# Conjugate representations in the representation theory of the symmetric groups

I first thought about posting this on physics stackexchange, but I think the chance of getting an answer is higher here.

Let $\alpha$ be a unitary irrep of the symmetric group $S_N$ and $U^{[\alpha]}$ the representation matrix in some orthonormal basis. Then the book "Ruben Pauncz: The construction of spin eigenfunctions - An exercise book" (it's a Quantum Chemistry book) writes in section 6.6 on p. 77 that the representation matrix of the conjugate representation $\alpha'$ is given by

$$U^{[\alpha']}(\sigma) = \text{sgn}(\sigma) \cdot U^{[\alpha]}(\sigma) \quad \forall\sigma\in S_N.$$

It is then shown that this "conjugate representation" is exactly the one that corresponds to mirroring the Young frame (exchanging rows and columns). For example, according to this definition, the conjugate of the trivial representation is the sign representation.

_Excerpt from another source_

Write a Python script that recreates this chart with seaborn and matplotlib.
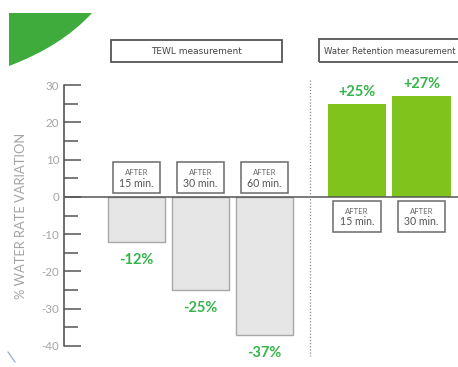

My question is the following: Has this definition anything to do with what is usually meant by the term "(complex) conjugate representation" (https://en.wikipedia.org/wiki/Complex_conjugate_representation, https://en.wikipedia.org/wiki/Dual_representation)? Since all irreps of $S_N$ can be written as matrices with real entries, they are self-conjugate (meaning that each irrep is its own conjugate). Is this simply a case of using the same term for two different things, or is there some connection that escaped my attention?

## 1 Answer

Irreducible representations of the symmetric group are labelled by partitions. When you reflect the Young diagram of a partition over the main diagonal, the resulting partition is commonly called the conjugate partition. This is the meaning of conjugate in this context.